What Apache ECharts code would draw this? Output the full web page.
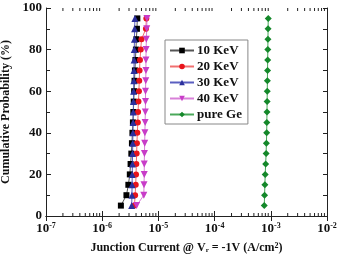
<!DOCTYPE html>
<html>
<head>
<meta charset="utf-8">
<script src="https://cdn.jsdelivr.net/npm/echarts@6/dist/echarts.min.js"></script>
</head>
<body style="margin:0">
<div id="main" style="width:338px;height:256px;"></div>
<script type="text/javascript">
// cumulative probability (%) for each point
var probability = [5, 10, 15, 20, 25, 30, 35, 40, 45, 50, 55, 60, 65, 70, 75, 80, 85, 90, 95];
// junction current (A/cm2)
var kev10 = [2.15e-6, 2.7e-6, 2.92e-6, 3.1e-6, 3.2e-6, 3.3e-6, 3.38e-6, 3.45e-6, 3.52e-6, 3.58e-6, 3.64e-6, 3.7e-6, 3.76e-6, 3.82e-6, 3.9e-6, 3.98e-6, 4.06e-6, 4.15e-6, 4.22e-6];
var kev20 = [3.75e-6, 3.85e-6, 3.95e-6, 4.0e-6, 4.05e-6, 4.1e-6, 4.15e-6, 4.22e-6, 4.3e-6, 4.35e-6, 4.42e-6, 4.5e-6, 4.56e-6, 4.62e-6, 4.7e-6, 4.85e-6, 5.0e-6, 6.0e-6, 6.1e-6];
var kev30 = [3.35e-6, 3.38e-6, 3.4e-6, 3.42e-6, 3.45e-6, 3.47e-6, 3.5e-6, 3.52e-6, 3.55e-6, 3.57e-6, 3.6e-6, 3.62e-6, 3.65e-6, 3.67e-6, 3.7e-6, 3.72e-6, 3.75e-6, 3.78e-6, 3.82e-6];
var kev40 = [4.1e-6, 5.5e-6, 5.55e-6, 5.6e-6, 5.6e-6, 5.65e-6, 5.7e-6, 5.75e-6, 5.8e-6, 5.85e-6, 5.9e-6, 5.9e-6, 5.95e-6, 6.0e-6, 6.0e-6, 6.05e-6, 6.1e-6, 6.2e-6, 6.25e-6];
var pureGe = [7.65e-4, 7.75e-4, 7.85e-4, 7.95e-4, 8.1e-4, 8.25e-4, 8.35e-4, 8.45e-4, 8.5e-4, 8.55e-4, 8.6e-4, 8.65e-4, 8.7e-4, 8.75e-4, 8.8e-4, 8.85e-4, 8.9e-4, 8.95e-4, 9.0e-4];
var seriesNames = ['10 KeV', '20 KeV', '30 KeV', '40 KeV', 'pure Ge'];

var font = '"Liberation Serif", "Times New Roman", serif';
var myChart = echarts.init(document.getElementById('main'));

function pairs(xs) {
    return xs.map(function (x, i) { return [x, probability[i]]; });
}

function makeSeries(name, data, symbol, size, color, lineColor, rotate) {
    return {
        name: name,
        type: 'line',
        data: pairs(data),
        symbol: symbol,
        symbolSize: size,
        symbolRotate: rotate || 0,
        itemStyle: { color: color },
        lineStyle: { color: lineColor, width: 1 },
        z: 3
    };
}

// log minor ticks at 2..9 x 10^k (echarts spaces log minor ticks evenly)
var minorTicks = [];
for (var k = -7; k < -2; k++) {
    for (var m = 2; m <= 9; m++) minorTicks.push([m * Math.pow(10, k), 0]);
}

var supStyle = { fontSize: 8, fontWeight: 'bold', fontFamily: font, color: '#111', verticalAlign: 'top', lineHeight: 8, padding: [0, 0, 7, 0] };

var option = {
    backgroundColor: '#fff',
    animation: false,
    grid: { left: 46, right: 11, top: 8, bottom: 40, outerBoundsMode: 'none' },
    legend: {
        orient: 'vertical',
        left: 165,
        top: 40,
        width: 85,
        padding: [4, 6, 3, 4],
        borderColor: '#888',
        borderWidth: 1,
        itemWidth: 24,
        itemHeight: 7,
        itemGap: 3,
        data: seriesNames,
        textStyle: { fontFamily: font, fontWeight: 'bold', fontSize: 13, color: '#111', padding: [0, 0, 0, -2] }
    },
    xAxis: [{
        type: 'log',
        logBase: 10,
        min: 1e-7,
        max: 1e-2,
        name: 'Junction Current @ V{sub|r} = -1V (A/cm{sup|2})',
        nameLocation: 'middle',
        nameGap: 26,
        nameTextStyle: {
            fontFamily: font, fontWeight: 'bold', fontSize: 12, color: '#111',
            rich: {
                sub: { fontSize: 7, fontWeight: 'bold', fontFamily: font, color: '#111', verticalAlign: 'bottom', padding: [4, 0, 0, 0] },
                sup: supStyle
            }
        },
        axisLine: { lineStyle: { color: '#222', width: 1 } },
        axisTick: { inside: true, length: 5, lineStyle: { color: '#222' } },
        splitLine: { show: false },
        axisLabel: {
            margin: 6,
            formatter: function (v) {
                var e = Math.round(Math.log(v) / Math.LN10);
                return '{b|10}{sup|' + e + '}';
            },
            rich: {
                b: { fontSize: 13, fontWeight: 'bold', fontFamily: font, color: '#111' },
                sup: supStyle
            }
        }
    }, {
        type: 'log',
        logBase: 10,
        min: 1e-7,
        max: 1e-2,
        position: 'top',
        axisLine: { lineStyle: { color: '#222', width: 1 } },
        axisTick: { inside: true, length: 5, lineStyle: { color: '#222' } },
        splitLine: { show: false },
        axisLabel: { show: false }
    }],
    yAxis: [{
        type: 'value',
        min: 0,
        max: 100,
        interval: 20,
        name: 'Cumulative Probability (%)',
        nameLocation: 'middle',
        nameGap: 30,
        nameTextStyle: { fontFamily: font, fontWeight: 'bold', fontSize: 12, color: '#111' },
        axisLine: { show: true, lineStyle: { color: '#222', width: 1 } },
        axisTick: { inside: true, length: 5, lineStyle: { color: '#222' } },
        minorTick: { show: true, splitNumber: 2, length: 4, lineStyle: { color: '#222' } },
        splitLine: { show: false },
        axisLabel: { fontFamily: font, fontWeight: 'bold', fontSize: 13, color: '#111', margin: 4 }
    }, {
        type: 'value',
        min: 0,
        max: 100,
        interval: 10,
        position: 'right',
        axisLine: { show: true, lineStyle: { color: '#222', width: 1 } },
        axisTick: { inside: true, length: 4, lineStyle: { color: '#222' } },
        splitLine: { show: false },
        axisLabel: { show: false }
    }],
    series: [
        makeSeries(seriesNames[0], kev10, 'rect', 6, '#000', '#555'),
        makeSeries(seriesNames[1], kev20, 'circle', 6, '#e8141b', '#f07070'),
        makeSeries(seriesNames[2], kev30, 'triangle', 7, '#2b2f9c', '#5a5fc0'),
        makeSeries(seriesNames[3], kev40, 'triangle', 7, '#c83cc8', '#d880d8', 180),
        makeSeries(seriesNames[4], pureGe, 'diamond', 7, '#14882a', '#4aa85a'),
        {
            type: 'custom',
            silent: true,
            data: minorTicks,
            encode: { x: 0, y: 1 },
            renderItem: function (params, api) {
                var bottom = api.coord([api.value(0), 0]);
                var top = api.coord([api.value(0), 100]);
                var st = { stroke: '#222', lineWidth: 1 };
                return {
                    type: 'group',
                    children: [
                        { type: 'line', shape: { x1: bottom[0], y1: bottom[1], x2: bottom[0], y2: bottom[1] - 3 }, style: st },
                        { type: 'line', shape: { x1: top[0], y1: top[1], x2: top[0], y2: top[1] + 3 }, style: st }
                    ]
                };
            }
        }
    ]
};

myChart.setOption(option);
</script>
</body>
</html>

============================================================

> _EXERCISE_
Could you repeat all of the material exactly? Pictures should not be copied.

> _WRITTEN SOLUTION_
What Apache ECharts code would draw this? Output the full web page.
<!DOCTYPE html>
<html>
<head>
<meta charset="utf-8">
<script src="https://cdn.jsdelivr.net/npm/echarts@6/dist/echarts.min.js"></script>
</head>
<body style="margin:0">
<div id="main" style="width:338px;height:256px;"></div>
<script type="text/javascript">
// cumulative probability (%) for each point
var probability = [5, 10, 15, 20, 25, 30, 35, 40, 45, 50, 55, 60, 65, 70, 75, 80, 85, 90, 95];
// junction current (A/cm2)
var kev10 = [2.15e-6, 2.7e-6, 2.92e-6, 3.1e-6, 3.2e-6, 3.3e-6, 3.38e-6, 3.45e-6, 3.52e-6, 3.58e-6, 3.64e-6, 3.7e-6, 3.76e-6, 3.82e-6, 3.9e-6, 3.98e-6, 4.06e-6, 4.15e-6, 4.22e-6];
var kev20 = [3.75e-6, 3.85e-6, 3.95e-6, 4.0e-6, 4.05e-6, 4.1e-6, 4.15e-6, 4.22e-6, 4.3e-6, 4.35e-6, 4.42e-6, 4.5e-6, 4.56e-6, 4.62e-6, 4.7e-6, 4.85e-6, 5.0e-6, 6.0e-6, 6.1e-6];
var kev30 = [3.35e-6, 3.38e-6, 3.4e-6, 3.42e-6, 3.45e-6, 3.47e-6, 3.5e-6, 3.52e-6, 3.55e-6, 3.57e-6, 3.6e-6, 3.62e-6, 3.65e-6, 3.67e-6, 3.7e-6, 3.72e-6, 3.75e-6, 3.78e-6, 3.82e-6];
var kev40 = [4.1e-6, 5.5e-6, 5.55e-6, 5.6e-6, 5.6e-6, 5.65e-6, 5.7e-6, 5.75e-6, 5.8e-6, 5.85e-6, 5.9e-6, 5.9e-6, 5.95e-6, 6.0e-6, 6.0e-6, 6.05e-6, 6.1e-6, 6.2e-6, 6.25e-6];
var pureGe = [7.65e-4, 7.75e-4, 7.85e-4, 7.95e-4, 8.1e-4, 8.25e-4, 8.35e-4, 8.45e-4, 8.5e-4, 8.55e-4, 8.6e-4, 8.65e-4, 8.7e-4, 8.75e-4, 8.8e-4, 8.85e-4, 8.9e-4, 8.95e-4, 9.0e-4];
var seriesNames = ['10 KeV', '20 KeV', '30 KeV', '40 KeV', 'pure Ge'];

var font = '"Liberation Serif", "Times New Roman", serif';
var myChart = echarts.init(document.getElementById('main'));

function pairs(xs) {
    return xs.map(function (x, i) { return [x, probability[i]]; });
}

function makeSeries(name, data, symbol, size, color, lineColor, rotate) {
    return {
        name: name,
        type: 'line',
        data: pairs(data),
        symbol: symbol,
        symbolSize: size,
        symbolRotate: rotate || 0,
        itemStyle: { color: color },
        lineStyle: { color: lineColor, width: 1 },
        z: 3
    };
}

// log minor ticks at 2..9 x 10^k (echarts spaces log minor ticks evenly)
var minorTicks = [];
for (var k = -7; k < -2; k++) {
    for (var m = 2; m <= 9; m++) minorTicks.push([m * Math.pow(10, k), 0]);
}

var supStyle = { fontSize: 8, fontWeight: 'bold', fontFamily: font, color: '#111', verticalAlign: 'top', lineHeight: 8, padding: [0, 0, 7, 0] };

var option = {
    backgroundColor: '#fff',
    animation: false,
    grid: { left: 46, right: 11, top: 8, bottom: 40, outerBoundsMode: 'none' },
    legend: {
        orient: 'vertical',
        left: 165,
        top: 40,
        width: 85,
        padding: [4, 6, 3, 4],
        borderColor: '#888',
        borderWidth: 1,
        itemWidth: 24,
        itemHeight: 7,
        itemGap: 3,
        data: seriesNames,
        textStyle: { fontFamily: font, fontWeight: 'bold', fontSize: 13, color: '#111', padding: [0, 0, 0, -2] }
    },
    xAxis: [{
        type: 'log',
        logBase: 10,
        min: 1e-7,
        max: 1e-2,
        name: 'Junction Current @ V{sub|r} = -1V (A/cm{sup|2})',
        nameLocation: 'middle',
        nameGap: 26,
        nameTextStyle: {
            fontFamily: font, fontWeight: 'bold', fontSize: 12, color: '#111',
            rich: {
                sub: { fontSize: 7, fontWeight: 'bold', fontFamily: font, color: '#111', verticalAlign: 'bottom', padding: [4, 0, 0, 0] },
                sup: supStyle
            }
        },
        axisLine: { lineStyle: { color: '#222', width: 1 } },
        axisTick: { inside: true, length: 5, lineStyle: { color: '#222' } },
        splitLine: { show: false },
        axisLabel: {
            margin: 6,
            formatter: function (v) {
                var e = Math.round(Math.log(v) / Math.LN10);
                return '{b|10}{sup|' + e + '}';
            },
            rich: {
                b: { fontSize: 13, fontWeight: 'bold', fontFamily: font, color: '#111' },
                sup: supStyle
            }
        }
    }, {
        type: 'log',
        logBase: 10,
        min: 1e-7,
        max: 1e-2,
        position: 'top',
        axisLine: { lineStyle: { color: '#222', width: 1 } },
        axisTick: { inside: true, length: 5, lineStyle: { color: '#222' } },
        splitLine: { show: false },
        axisLabel: { show: false }
    }],
    yAxis: [{
        type: 'value',
        min: 0,
        max: 100,
        interval: 20,
        name: 'Cumulative Probability (%)',
        nameLocation: 'middle',
        nameGap: 30,
        nameTextStyle: { fontFamily: font, fontWeight: 'bold', fontSize: 12, color: '#111' },
        axisLine: { show: true, lineStyle: { color: '#222', width: 1 } },
        axisTick: { inside: true, length: 5, lineStyle: { color: '#222' } },
        minorTick: { show: true, splitNumber: 2, length: 4, lineStyle: { color: '#222' } },
        splitLine: { show: false },
        axisLabel: { fontFamily: font, fontWeight: 'bold', fontSize: 13, color: '#111', margin: 4 }
    }, {
        type: 'value',
        min: 0,
        max: 100,
        interval: 10,
        position: 'right',
        axisLine: { show: true, lineStyle: { color: '#222', width: 1 } },
        axisTick: { inside: true, length: 4, lineStyle: { color: '#222' } },
        splitLine: { show: false },
        axisLabel: { show: false }
    }],
    series: [
        makeSeries(seriesNames[0], kev10, 'rect', 6, '#000', '#555'),
        makeSeries(seriesNames[1], kev20, 'circle', 6, '#e8141b', '#f07070'),
        makeSeries(seriesNames[2], kev30, 'triangle', 7, '#2b2f9c', '#5a5fc0'),
        makeSeries(seriesNames[3], kev40, 'triangle', 7, '#c83cc8', '#d880d8', 180),
        makeSeries(seriesNames[4], pureGe, 'diamond', 7, '#14882a', '#4aa85a'),
        {
            type: 'custom',
            silent: true,
            data: minorTicks,
            encode: { x: 0, y: 1 },
            renderItem: function (params, api) {
                var bottom = api.coord([api.value(0), 0]);
                var top = api.coord([api.value(0), 100]);
                var st = { stroke: '#222', lineWidth: 1 };
                return {
                    type: 'group',
                    children: [
                        { type: 'line', shape: { x1: bottom[0], y1: bottom[1], x2: bottom[0], y2: bottom[1] - 3 }, style: st },
                        { type: 'line', shape: { x1: top[0], y1: top[1], x2: top[0], y2: top[1] + 3 }, style: st }
                    ]
                };
            }
        }
    ]
};

myChart.setOption(option);
</script>
</body>
</html>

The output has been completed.